Коммунист Найдёнов: Я вам, олигархам, так скажу. Богатые и жулики, это — две стороны одной медали, это — два главных разряда паразитов, вскормленных капитализмом, этих врагов надо взять под особый надзор всего населения, с ними надо расправляться, при малейшем нарушении ими правил и законов общества, беспощадно.
Доктор Бутенко: Но, если это всё сотворил Чекмарёв, то мой ему респект и уважуха.
Коммунист Найдёнов: Какая глыба, а? Какой матёрый человечище!
Мохов: Лучше находиться в политическом цирке, чем на политическом кладбище. Отвечаю.
Доктор Бутенко: Смотрите, как бодро и оптимистично ругаются «Лысые» на «Франтов». Ставлю на «Лысых».
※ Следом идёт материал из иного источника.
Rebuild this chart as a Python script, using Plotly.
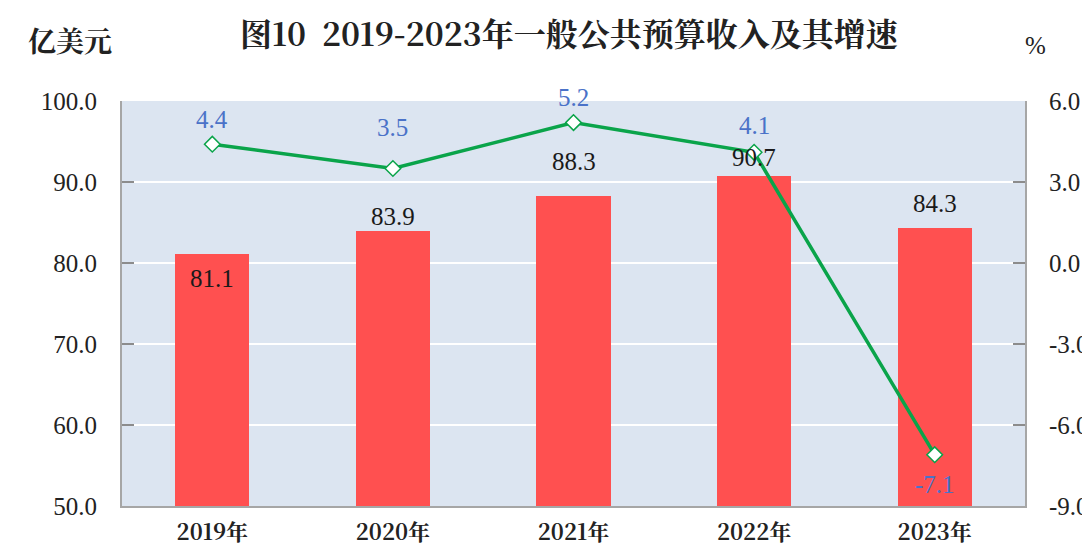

Коммунист Найдёнов: Отчаяние свойственно тем, кто не понимает причин зла, не видит выхода, не способен бороться. Поменьше политической трескотни. Поменьше интеллигентских рассуждений. Поближе к жизни.
Мохов: Ага. Настоящий оптимист даже на кладбище вместо крестов видит плюсы.
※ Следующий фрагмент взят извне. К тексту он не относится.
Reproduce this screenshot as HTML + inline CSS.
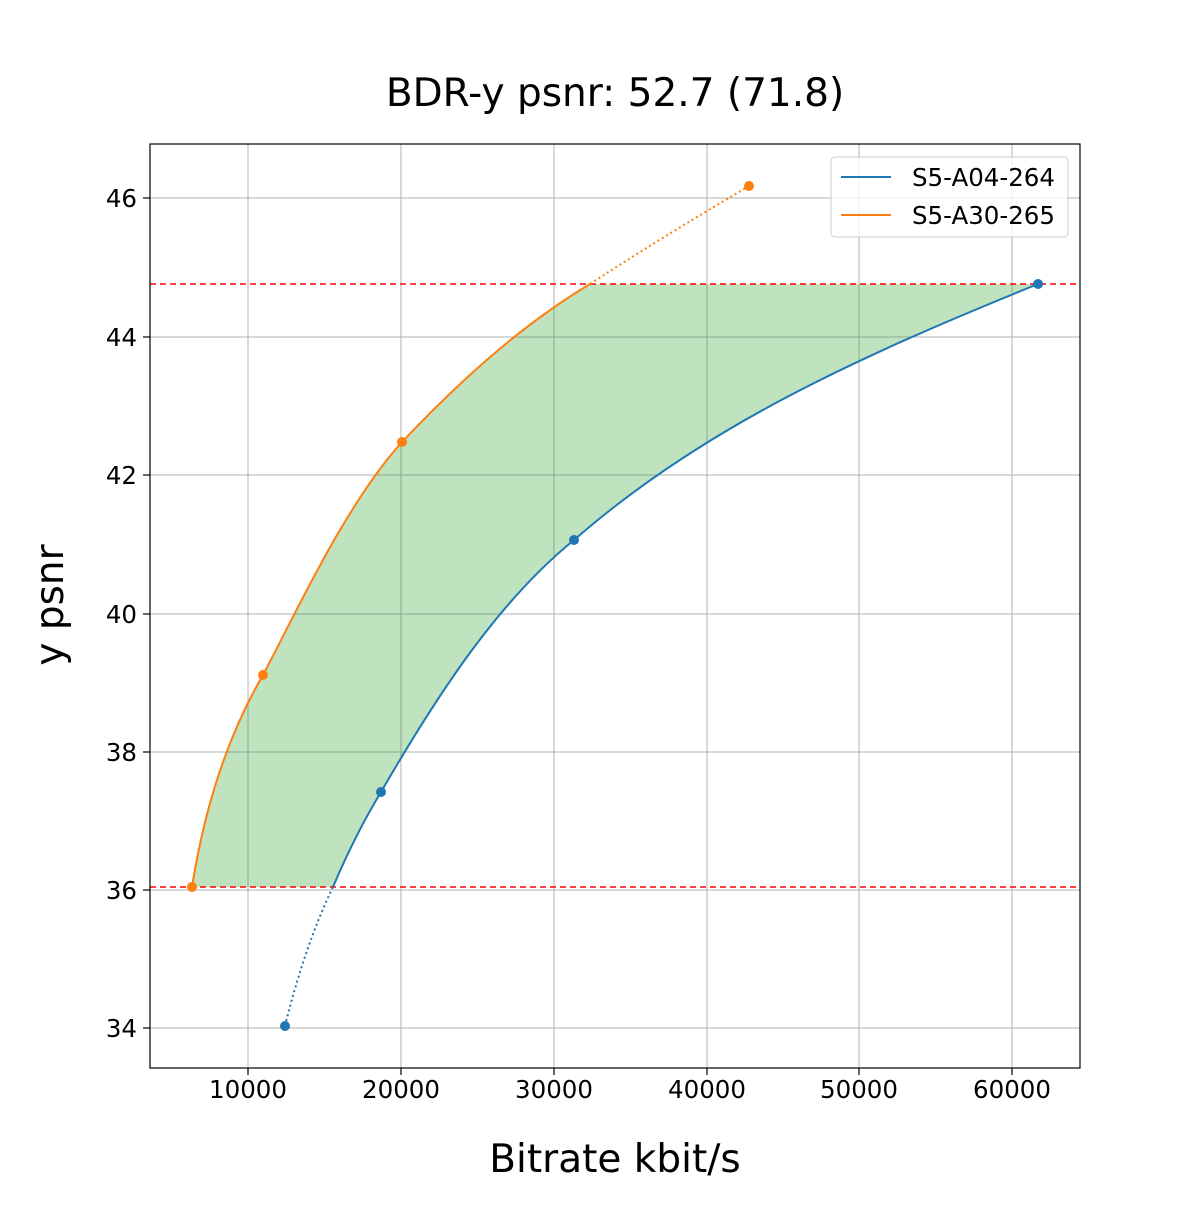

Вот так они общались, спаянные только ироничным отношением к коллегам. Они даже начали друг друга уважать. Мохов уважал Бутенко за то, что тот, как хирург, был крупным поставщиком клиентов для его предприятия. У доктора за его практику образовалось своё миникладбище. Оба они уважали старого коммуниста за его фанатизм и непоколебимую веру в Ленинское учение. Мохов, как никто другой, хорошо знал, что большевики, как и хирурги, были большими любителями увеличивать кладбища, за что им большой респект. Доктора и коммунист уважал, так как уже возраст и болячки. Короче говоря, эти трое друг друга уважали. Не уважали они только своих коллег-депутатов за их продажность. Со временем они стали больше доверять друг другу, и разговоры их становились всё раскованней и откровенней. Мохов постоянно рассказывал про своё кладбище, да у него вообще все темы крутились вокруг кладбища. Доктор сыпал медицинскими терминами и рассказывал курьёзы, связанные с его профессией, а коммунист говорил исключительно словами великого Ленина. Оказывается, Ленин был знатоком любой темы. Но все вместе они являлись горячими патриотами своего края.
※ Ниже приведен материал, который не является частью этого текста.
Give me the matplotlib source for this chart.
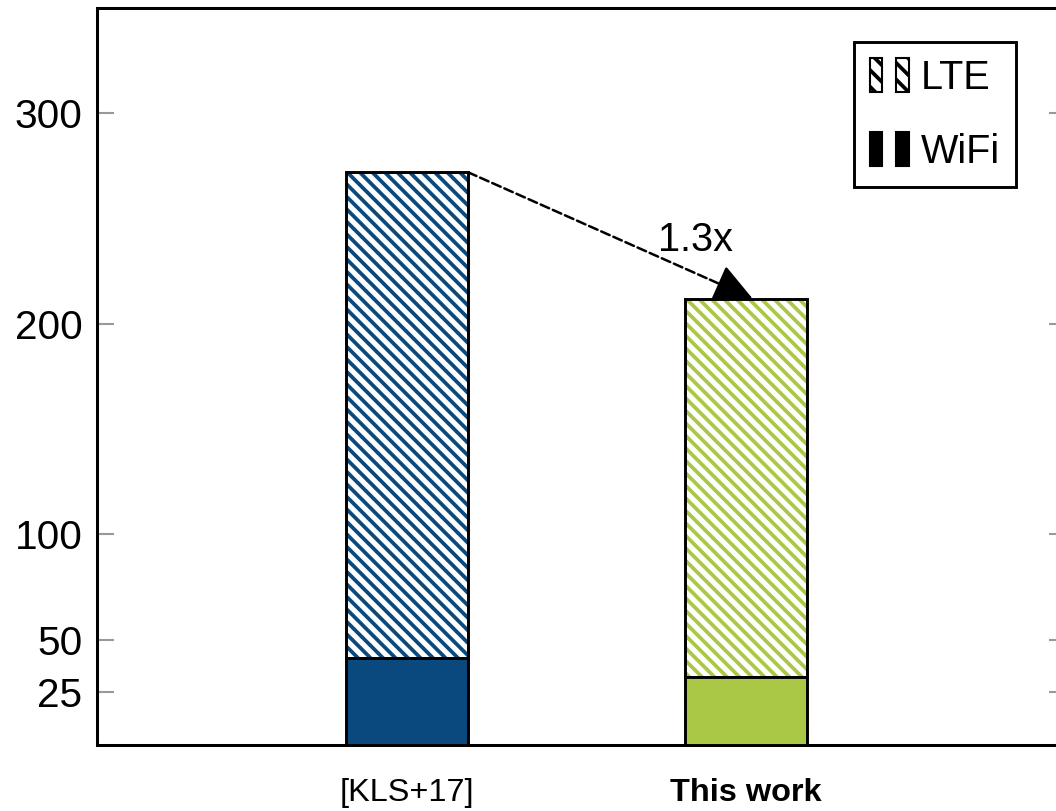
import matplotlib
matplotlib.use("Agg")
import matplotlib.pyplot as plt
from matplotlib.patches import Patch
from matplotlib.legend_handler import HandlerTuple

works = ['[KLS+17]', 'This work']
wifi = [41.5, 32.5]          # WiFi part of each bar
lte_total = [272, 212]       # LTE stacked on top (total height)
colors = ['#0a497d', '#aac846']
speedup = '1.3x'
yticks = [25, 50, 100, 200, 300]

plt.rcParams['font.family'] = ['Liberation Sans', 'DejaVu Sans']
plt.rcParams['hatch.linewidth'] = 1.8

fig = plt.figure(figsize=(1056 / 150, 811 / 150), dpi=150)
ax = fig.add_axes([97 / 1056, 66 / 811, 969 / 1056, 737 / 811])

x = [0, 1]
w = 0.36
hatch = '\\\\\\\\'
for i in range(len(works)):
    # hatched LTE bar from the ground up, WiFi drawn over its base
    ax.bar(x[i], lte_total[i], w, color='white', edgecolor=colors[i],
           hatch=hatch, linestyle='--', linewidth=1.2, zorder=2)
    ax.bar(x[i], lte_total[i] - wifi[i], w, bottom=wifi[i], fill=False,
           edgecolor='black', linewidth=1.4, zorder=3)
    ax.bar(x[i], wifi[i], w, color=colors[i], edgecolor='black',
           linewidth=1.4, zorder=3)

# improvement arrow: dashed shaft, solid head
start = (x[0] + w / 2, lte_total[0])
end = (x[1] + 0.02, lte_total[1])
near = (start[0] + 0.85 * (end[0] - start[0]), start[1] + 0.85 * (end[1] - start[1]))
ax.annotate('', xy=near, xytext=start,
            arrowprops=dict(arrowstyle='-', linestyle='--', color='black', lw=1.2,
                            shrinkA=0, shrinkB=0), zorder=4)
ax.annotate('', xy=end, xytext=near,
            arrowprops=dict(arrowstyle='-|>', color='black', lw=1.2,
                            mutation_scale=40, shrinkA=0, shrinkB=0), zorder=4)
ax.text(0.85, 240, speedup, ha='center', va='center', fontsize=19)

ax.set_xlim(-0.915, 1.945)
ax.set_ylim(0, 350)
ax.set_yticks(yticks)
ax.set_xticks(x, works)
ax.get_xticklabels()[1].set_fontweight('bold')
ax.tick_params(axis='y', direction='in', length=8, width=1, color='#999999',
               left=True, right=True, labelsize=19.5, pad=7)
ax.tick_params(axis='x', length=0, labelsize=15.6, pad=16)
for s in ax.spines.values():
    s.set_linewidth(1.45)

lte_h = (Patch(facecolor='white', edgecolor='black', hatch='\\\\\\'),
         Patch(facecolor='white', edgecolor='black', hatch='\\\\\\'))
wifi_h = (Patch(facecolor='black', edgecolor='black'),
          Patch(facecolor='black', edgecolor='black'))
leg = ax.legend([lte_h, wifi_h], ['LTE', 'WiFi'],
                handler_map={tuple: HandlerTuple(ndivide=None, pad=0.35)},
                loc='upper right', bbox_to_anchor=(1016 / 1056, 1 - 42 / 811),
                bbox_transform=fig.transFigure, borderaxespad=0,
                fontsize=19, handlelength=1.0, handleheight=0.95,
                handletextpad=0.3, labelspacing=0.9, borderpad=0.4,
                fancybox=False, framealpha=1, edgecolor='black')
leg.get_frame().set_linewidth(1.4)

fig.savefig('out.png', dpi=150)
— Слушайте мужики, что недавно на моём кладбище произошло, — излагал Мохов очередную рассказку. — Собрались как-то вечером на моём Комаровском кладбище вампир, вурдалак и упырь. Заспорили кровососы, кто из них изящнее может кровь, понимаешь, сосать из православного христианина. Спорили, спорили да и сгинули: всю их кровь наши Комаровские комары выпили.
— Вот, что я подумал, мужики, — вдруг заявил доктор. — А не собраться ли нам в моём Жупеево? Есть у нас там красивая забегаловка, «Пончиковая» называется: посидим, потрендим за жизнь.
Два его ситуативных друга с благодарностью приняли предложение: а чего не посидеть в «пончиковой». Поближе к электорату, и всё такое. Мы же демократы.
— Буржуазия вынуждена лицемерить и называть «общенародной властью» или демократией вообще, или чистой демократией демократическую республику, на деле представляющую из себя диктатуру буржуазии, диктатуру эксплуататоров над трудящимися массами, — не соглашался с таким тезисом о демократии Вилен Кимович.
— Однако, и коммунизм мы не смогли к 1980 году построить, — констатировал доктор.
— Коммунизм в нашей стране построить, оно конечно, можно, — хмыкнул Мохов, но только тогда, когда тридцать раков на Эвересте споют хором Интернационал.
Консенсуса, депутаты, ни по каким вопросам не смогли добиться, но это не помешало им общаться:
— В жизни всегда так, — констатировал Мохов. — Читая надгробные надписи, убеждаешься, что полного единодушия нет даже на моём кладбище.
Несмотря на политические и мировоззренческие противоречия три почтенных депутата, через пару дней встретились в Жупеевской «Пончиковой». А что, ничего так заведеньице. Скромно так всё и весьма прилично. Детишки забегают, на стенах интересные картины, и запахи умопомрачительные.